X

Apollo Fusion Is A Startup Pushing Clean Nuclear Fusion

Nobody will hold it against you if you’ve never heard of Apollo Fusion, but the company has now taken at least part of its plans for “clean and safe” nuclear energy creation public. Along with an update to the company’s website, the company’s founder and former VP of X Labs at Alphabet, Mike Cassidy, has also commented on the company’s purpose and how it intends to achieve its goals. The website itself had previously only supplied a definition for the term “nuclear fusion,” providing some hints as to what the company was working on. Perhaps more unexpected, however, it has now been revealed that through working with Ben Longmier, who holds a Ph.D. in plasma physics and several advanced degrees in both physics and nuclear engineering, the company really does intend to bring nuclear energy to the market in a way that is completely green and completely safe.

The details provided about those ideas are necessarily vague – likely to protect intellectual property – although ideas themselves also aren’t necessarily new. The technology being developed by Apollo Fusion is centered around the creation of subcritical reactors. More specifically, a subcritical reactor is a fusion-fission reactor that doesn’t sustain a constant or near-constant nuclear reaction. It takes its energy instead from an isotope that has an extra neutron and which can be distilled from water – with the isotope, in this case, being deuterium. The result is the possibility of power plants that can be touted as “zero-consequence,” with no foreseeable possibility of any massive harm from a cooling or control malfunction. Additionally, Cassidy has commented that they are relatively inexpensive to build and run, as well as being emissions free and flexible enough to provide power ranging from 5 Megawatts to 1 Gigawatt – which should be enough to power a large city.

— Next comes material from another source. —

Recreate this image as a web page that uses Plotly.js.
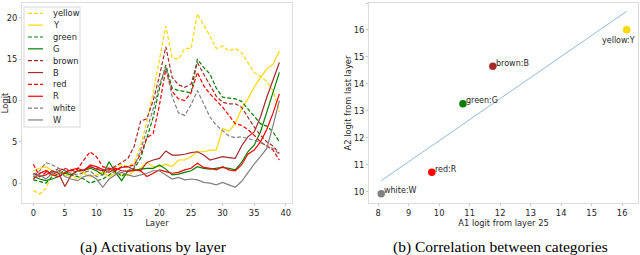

Other startups such as Helion Energy are looking to accomplish a similar outcome using pulsed magnetic fields and the water-derived deuterium isotope. There also similar startups that have the backing of founders and co-founders of prominent companies such as Goldman Sachs, Microsoft, and Amazon. While Apollo Fusion itself is neither a part of or officially backed by Google, Cassidy has also said that several of the search giant’s co-founders are “super enthusiastic” about his company’s goals and Apollo Fusion has already reportedly nailed down at least one as-yet-unnamed first international customer. All of that may lend some credibility to the ideas behind the company.